* [SET EXERCISE]
Repeat exactly the lines from the line with "Emit a web page" to the line with "svg.append('rect').attr('x', pLeft).attr('y', pTop", including both, and leave out any pictures.

• • • •

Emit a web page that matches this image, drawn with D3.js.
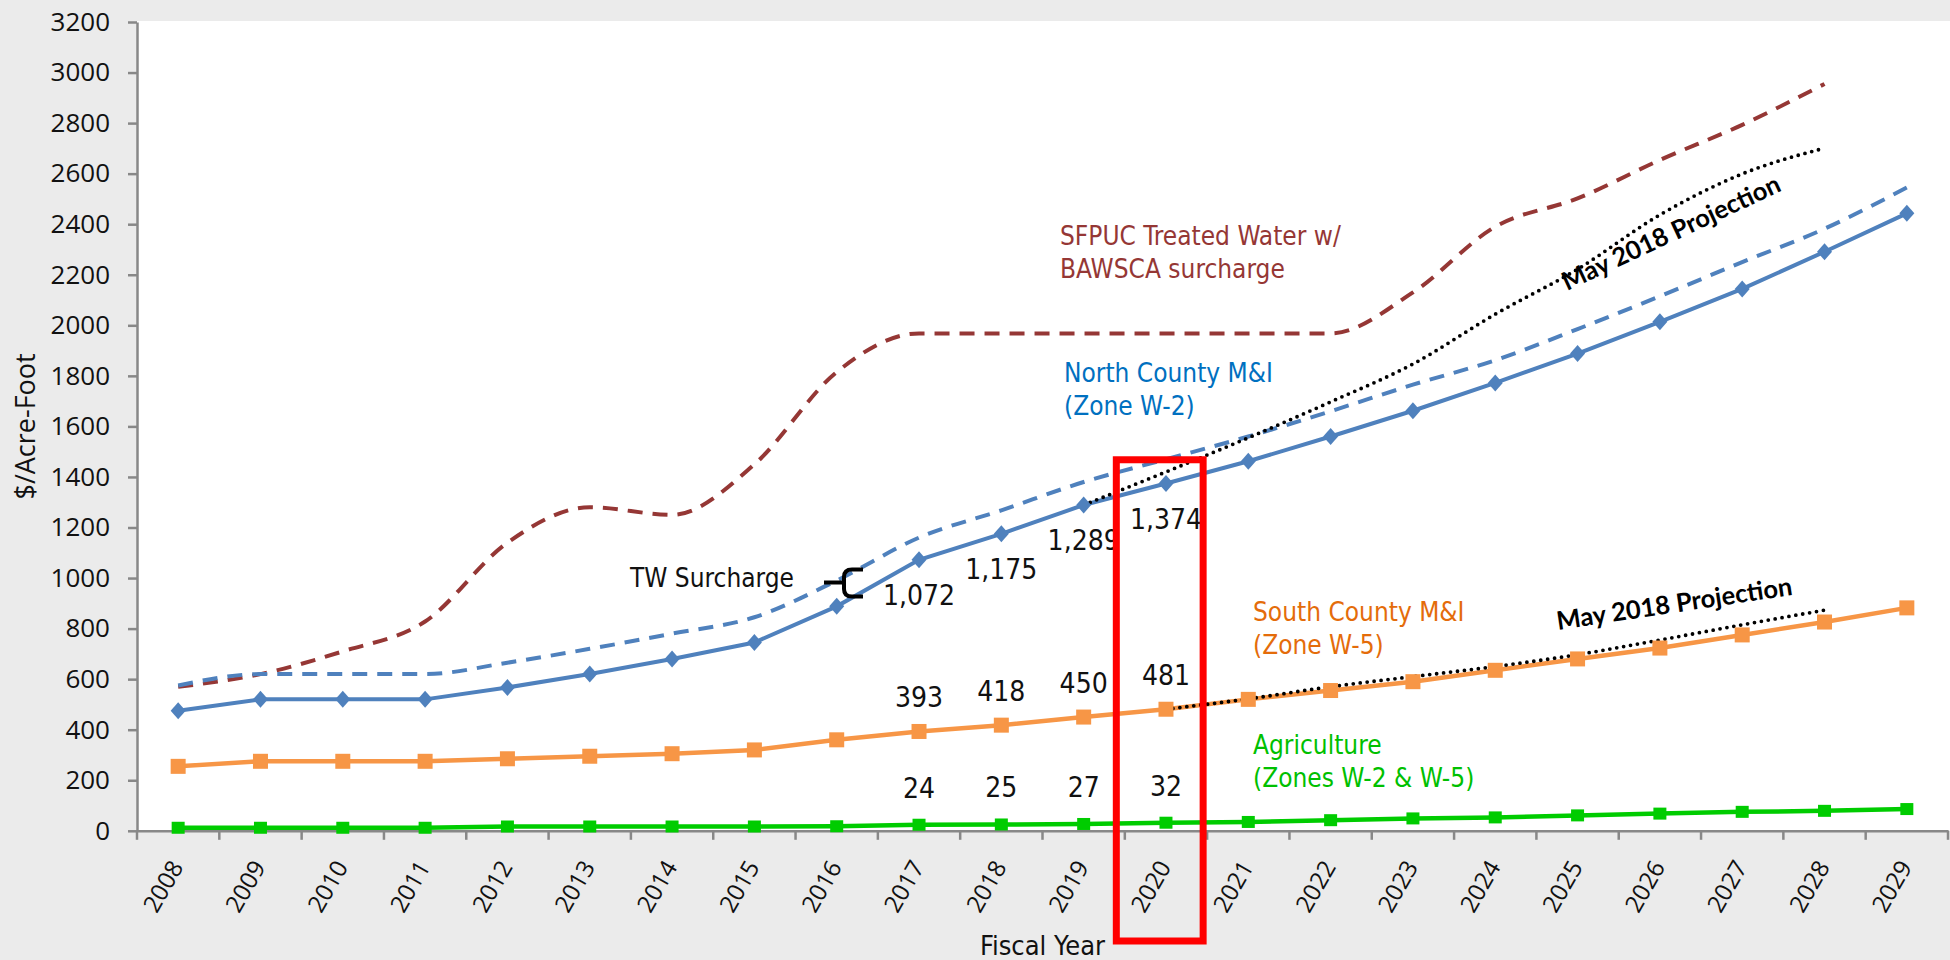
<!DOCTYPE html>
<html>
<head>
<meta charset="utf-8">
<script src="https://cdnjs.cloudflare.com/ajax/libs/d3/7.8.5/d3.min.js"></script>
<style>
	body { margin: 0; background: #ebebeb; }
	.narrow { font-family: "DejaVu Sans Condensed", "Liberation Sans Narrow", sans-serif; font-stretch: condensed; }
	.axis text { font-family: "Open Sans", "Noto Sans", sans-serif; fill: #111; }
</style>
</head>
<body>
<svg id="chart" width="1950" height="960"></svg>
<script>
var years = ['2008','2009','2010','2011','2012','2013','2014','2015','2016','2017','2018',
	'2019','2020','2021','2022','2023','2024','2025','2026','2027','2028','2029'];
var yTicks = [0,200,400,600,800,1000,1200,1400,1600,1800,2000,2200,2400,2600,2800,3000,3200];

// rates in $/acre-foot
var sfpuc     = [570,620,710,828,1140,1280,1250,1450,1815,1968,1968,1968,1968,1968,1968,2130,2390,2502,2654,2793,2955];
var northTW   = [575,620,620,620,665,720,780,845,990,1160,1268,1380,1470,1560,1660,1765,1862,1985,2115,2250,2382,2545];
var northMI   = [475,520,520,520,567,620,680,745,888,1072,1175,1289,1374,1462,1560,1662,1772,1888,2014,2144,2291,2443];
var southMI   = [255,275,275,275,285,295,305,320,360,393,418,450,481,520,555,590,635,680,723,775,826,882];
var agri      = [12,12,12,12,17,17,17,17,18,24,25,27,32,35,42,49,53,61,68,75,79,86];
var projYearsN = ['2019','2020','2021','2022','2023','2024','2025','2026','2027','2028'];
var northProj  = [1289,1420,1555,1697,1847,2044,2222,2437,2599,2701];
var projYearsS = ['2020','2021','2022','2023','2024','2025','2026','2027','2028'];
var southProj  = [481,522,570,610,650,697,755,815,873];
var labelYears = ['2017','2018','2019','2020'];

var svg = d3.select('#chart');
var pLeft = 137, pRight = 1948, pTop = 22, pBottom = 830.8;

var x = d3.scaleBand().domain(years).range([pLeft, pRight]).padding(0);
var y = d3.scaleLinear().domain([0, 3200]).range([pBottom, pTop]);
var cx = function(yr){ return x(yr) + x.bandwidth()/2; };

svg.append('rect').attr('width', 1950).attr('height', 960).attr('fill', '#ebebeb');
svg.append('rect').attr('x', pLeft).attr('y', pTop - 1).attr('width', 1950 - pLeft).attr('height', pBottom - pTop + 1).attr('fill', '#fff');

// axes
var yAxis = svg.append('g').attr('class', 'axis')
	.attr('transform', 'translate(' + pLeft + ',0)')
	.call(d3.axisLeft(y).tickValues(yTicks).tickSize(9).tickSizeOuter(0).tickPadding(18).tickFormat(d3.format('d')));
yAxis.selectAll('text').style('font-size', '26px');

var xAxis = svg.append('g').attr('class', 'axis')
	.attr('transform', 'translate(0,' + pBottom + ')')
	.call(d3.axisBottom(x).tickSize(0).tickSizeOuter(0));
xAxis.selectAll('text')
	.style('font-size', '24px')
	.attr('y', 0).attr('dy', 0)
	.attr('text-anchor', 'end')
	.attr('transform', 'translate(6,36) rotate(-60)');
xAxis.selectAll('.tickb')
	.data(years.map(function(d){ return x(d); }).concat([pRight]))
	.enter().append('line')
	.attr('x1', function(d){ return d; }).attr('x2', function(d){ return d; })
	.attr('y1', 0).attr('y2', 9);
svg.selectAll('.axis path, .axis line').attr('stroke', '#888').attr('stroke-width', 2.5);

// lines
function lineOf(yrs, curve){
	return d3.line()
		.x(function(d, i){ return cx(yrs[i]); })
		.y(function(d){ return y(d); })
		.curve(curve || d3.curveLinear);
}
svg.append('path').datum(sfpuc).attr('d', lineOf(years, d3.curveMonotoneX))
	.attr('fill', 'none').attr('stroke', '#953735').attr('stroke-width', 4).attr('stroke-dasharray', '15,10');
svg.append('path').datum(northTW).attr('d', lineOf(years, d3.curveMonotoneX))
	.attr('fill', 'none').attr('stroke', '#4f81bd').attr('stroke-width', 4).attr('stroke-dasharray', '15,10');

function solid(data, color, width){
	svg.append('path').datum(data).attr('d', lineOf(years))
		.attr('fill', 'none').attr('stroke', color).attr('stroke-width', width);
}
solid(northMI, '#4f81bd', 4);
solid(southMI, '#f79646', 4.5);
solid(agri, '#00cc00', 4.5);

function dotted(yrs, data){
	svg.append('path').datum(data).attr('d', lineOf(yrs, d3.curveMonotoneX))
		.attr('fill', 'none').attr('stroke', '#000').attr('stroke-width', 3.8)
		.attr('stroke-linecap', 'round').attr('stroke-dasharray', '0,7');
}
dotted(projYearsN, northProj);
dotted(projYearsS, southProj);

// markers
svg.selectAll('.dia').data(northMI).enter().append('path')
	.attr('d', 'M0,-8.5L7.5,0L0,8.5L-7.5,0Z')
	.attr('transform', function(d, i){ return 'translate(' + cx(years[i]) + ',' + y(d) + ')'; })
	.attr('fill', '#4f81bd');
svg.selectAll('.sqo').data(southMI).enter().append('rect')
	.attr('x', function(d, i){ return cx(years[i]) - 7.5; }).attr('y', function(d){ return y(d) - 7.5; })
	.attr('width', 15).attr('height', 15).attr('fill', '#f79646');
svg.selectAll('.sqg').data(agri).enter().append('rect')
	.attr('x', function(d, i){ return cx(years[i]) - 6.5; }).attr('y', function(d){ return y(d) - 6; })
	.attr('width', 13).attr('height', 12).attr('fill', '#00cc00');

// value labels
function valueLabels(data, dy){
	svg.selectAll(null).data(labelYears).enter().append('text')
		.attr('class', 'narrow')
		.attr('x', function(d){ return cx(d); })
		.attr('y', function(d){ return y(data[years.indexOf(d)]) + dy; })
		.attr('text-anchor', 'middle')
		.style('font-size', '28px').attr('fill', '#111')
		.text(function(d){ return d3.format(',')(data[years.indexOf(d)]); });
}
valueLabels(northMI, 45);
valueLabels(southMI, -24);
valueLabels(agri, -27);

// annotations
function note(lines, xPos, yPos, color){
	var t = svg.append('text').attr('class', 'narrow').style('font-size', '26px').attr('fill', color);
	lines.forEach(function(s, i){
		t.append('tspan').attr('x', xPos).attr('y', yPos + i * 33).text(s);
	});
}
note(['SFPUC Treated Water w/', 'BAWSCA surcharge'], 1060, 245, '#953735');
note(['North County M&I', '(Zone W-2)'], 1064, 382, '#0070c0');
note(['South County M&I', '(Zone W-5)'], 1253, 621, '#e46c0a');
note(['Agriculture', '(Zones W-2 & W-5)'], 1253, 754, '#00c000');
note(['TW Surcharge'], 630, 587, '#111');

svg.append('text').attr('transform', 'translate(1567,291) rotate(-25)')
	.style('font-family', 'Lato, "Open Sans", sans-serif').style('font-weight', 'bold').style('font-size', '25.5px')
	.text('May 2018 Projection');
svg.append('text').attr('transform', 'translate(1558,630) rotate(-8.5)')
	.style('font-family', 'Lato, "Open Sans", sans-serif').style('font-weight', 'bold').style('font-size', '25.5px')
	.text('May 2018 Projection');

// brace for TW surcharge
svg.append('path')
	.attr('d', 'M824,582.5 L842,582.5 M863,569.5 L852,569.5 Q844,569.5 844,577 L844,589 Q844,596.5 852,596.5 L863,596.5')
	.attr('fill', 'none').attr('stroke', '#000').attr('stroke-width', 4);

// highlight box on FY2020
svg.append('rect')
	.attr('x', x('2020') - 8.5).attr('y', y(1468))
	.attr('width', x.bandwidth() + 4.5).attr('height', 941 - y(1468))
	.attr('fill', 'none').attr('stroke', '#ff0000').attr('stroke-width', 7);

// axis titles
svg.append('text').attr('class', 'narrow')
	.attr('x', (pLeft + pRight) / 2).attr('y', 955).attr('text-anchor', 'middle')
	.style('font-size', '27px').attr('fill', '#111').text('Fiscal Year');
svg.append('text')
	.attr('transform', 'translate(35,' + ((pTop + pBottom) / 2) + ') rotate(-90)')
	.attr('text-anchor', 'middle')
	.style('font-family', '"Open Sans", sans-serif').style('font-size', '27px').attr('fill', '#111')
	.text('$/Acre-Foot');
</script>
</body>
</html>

• • • •

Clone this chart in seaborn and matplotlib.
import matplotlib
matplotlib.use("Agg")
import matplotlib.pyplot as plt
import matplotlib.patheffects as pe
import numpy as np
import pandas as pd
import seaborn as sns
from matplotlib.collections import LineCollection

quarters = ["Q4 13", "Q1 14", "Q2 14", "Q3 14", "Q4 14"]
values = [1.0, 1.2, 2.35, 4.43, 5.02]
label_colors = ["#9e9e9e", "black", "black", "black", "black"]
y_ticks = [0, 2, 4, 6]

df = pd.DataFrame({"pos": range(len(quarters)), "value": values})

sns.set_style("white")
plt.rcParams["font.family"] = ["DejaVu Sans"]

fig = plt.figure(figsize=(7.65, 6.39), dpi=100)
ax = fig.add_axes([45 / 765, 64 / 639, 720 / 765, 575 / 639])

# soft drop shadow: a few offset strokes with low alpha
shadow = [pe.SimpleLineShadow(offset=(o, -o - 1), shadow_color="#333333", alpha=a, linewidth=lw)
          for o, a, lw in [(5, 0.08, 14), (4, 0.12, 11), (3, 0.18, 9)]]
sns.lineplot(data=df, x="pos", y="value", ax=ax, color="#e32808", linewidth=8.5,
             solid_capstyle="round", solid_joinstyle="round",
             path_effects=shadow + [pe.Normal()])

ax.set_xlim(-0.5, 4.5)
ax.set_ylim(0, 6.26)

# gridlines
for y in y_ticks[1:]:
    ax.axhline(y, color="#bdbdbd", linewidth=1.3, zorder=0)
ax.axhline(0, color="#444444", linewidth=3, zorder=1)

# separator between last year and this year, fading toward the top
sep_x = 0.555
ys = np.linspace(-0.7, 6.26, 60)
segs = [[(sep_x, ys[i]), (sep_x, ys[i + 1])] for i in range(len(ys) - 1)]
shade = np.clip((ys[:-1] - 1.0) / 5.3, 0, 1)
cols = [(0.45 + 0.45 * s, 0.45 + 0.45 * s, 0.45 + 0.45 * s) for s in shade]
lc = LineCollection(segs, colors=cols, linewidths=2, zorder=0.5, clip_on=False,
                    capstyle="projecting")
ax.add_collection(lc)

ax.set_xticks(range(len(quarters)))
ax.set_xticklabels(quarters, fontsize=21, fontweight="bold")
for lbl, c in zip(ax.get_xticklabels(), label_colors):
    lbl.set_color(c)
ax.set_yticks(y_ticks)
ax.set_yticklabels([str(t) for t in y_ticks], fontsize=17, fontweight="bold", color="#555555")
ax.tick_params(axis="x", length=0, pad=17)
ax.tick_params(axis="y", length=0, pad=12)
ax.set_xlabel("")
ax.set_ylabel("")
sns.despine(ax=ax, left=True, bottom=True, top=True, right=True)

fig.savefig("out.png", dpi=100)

• • • •

* [EXERCISE RESPONSE]
Emit a web page that matches this image, drawn with D3.js.
<!DOCTYPE html>
<html>
<head>
<meta charset="utf-8">
<script src="https://cdnjs.cloudflare.com/ajax/libs/d3/7.8.5/d3.min.js"></script>
<style>
	body { margin: 0; background: #ebebeb; }
	.narrow { font-family: "DejaVu Sans Condensed", "Liberation Sans Narrow", sans-serif; font-stretch: condensed; }
	.axis text { font-family: "Open Sans", "Noto Sans", sans-serif; fill: #111; }
</style>
</head>
<body>
<svg id="chart" width="1950" height="960"></svg>
<script>
var years = ['2008','2009','2010','2011','2012','2013','2014','2015','2016','2017','2018',
	'2019','2020','2021','2022','2023','2024','2025','2026','2027','2028','2029'];
var yTicks = [0,200,400,600,800,1000,1200,1400,1600,1800,2000,2200,2400,2600,2800,3000,3200];

// rates in $/acre-foot
var sfpuc     = [570,620,710,828,1140,1280,1250,1450,1815,1968,1968,1968,1968,1968,1968,2130,2390,2502,2654,2793,2955];
var northTW   = [575,620,620,620,665,720,780,845,990,1160,1268,1380,1470,1560,1660,1765,1862,1985,2115,2250,2382,2545];
var northMI   = [475,520,520,520,567,620,680,745,888,1072,1175,1289,1374,1462,1560,1662,1772,1888,2014,2144,2291,2443];
var southMI   = [255,275,275,275,285,295,305,320,360,393,418,450,481,520,555,590,635,680,723,775,826,882];
var agri      = [12,12,12,12,17,17,17,17,18,24,25,27,32,35,42,49,53,61,68,75,79,86];
var projYearsN = ['2019','2020','2021','2022','2023','2024','2025','2026','2027','2028'];
var northProj  = [1289,1420,1555,1697,1847,2044,2222,2437,2599,2701];
var projYearsS = ['2020','2021','2022','2023','2024','2025','2026','2027','2028'];
var southProj  = [481,522,570,610,650,697,755,815,873];
var labelYears = ['2017','2018','2019','2020'];

var svg = d3.select('#chart');
var pLeft = 137, pRight = 1948, pTop = 22, pBottom = 830.8;

var x = d3.scaleBand().domain(years).range([pLeft, pRight]).padding(0);
var y = d3.scaleLinear().domain([0, 3200]).range([pBottom, pTop]);
var cx = function(yr){ return x(yr) + x.bandwidth()/2; };

svg.append('rect').attr('width', 1950).attr('height', 960).attr('fill', '#ebebeb');
svg.append('rect').attr('x', pLeft).attr('y', pTop - 1).attr('width', 1950 - pLeft).attr('height', pBottom - pTop + 1).attr('fill', '#fff');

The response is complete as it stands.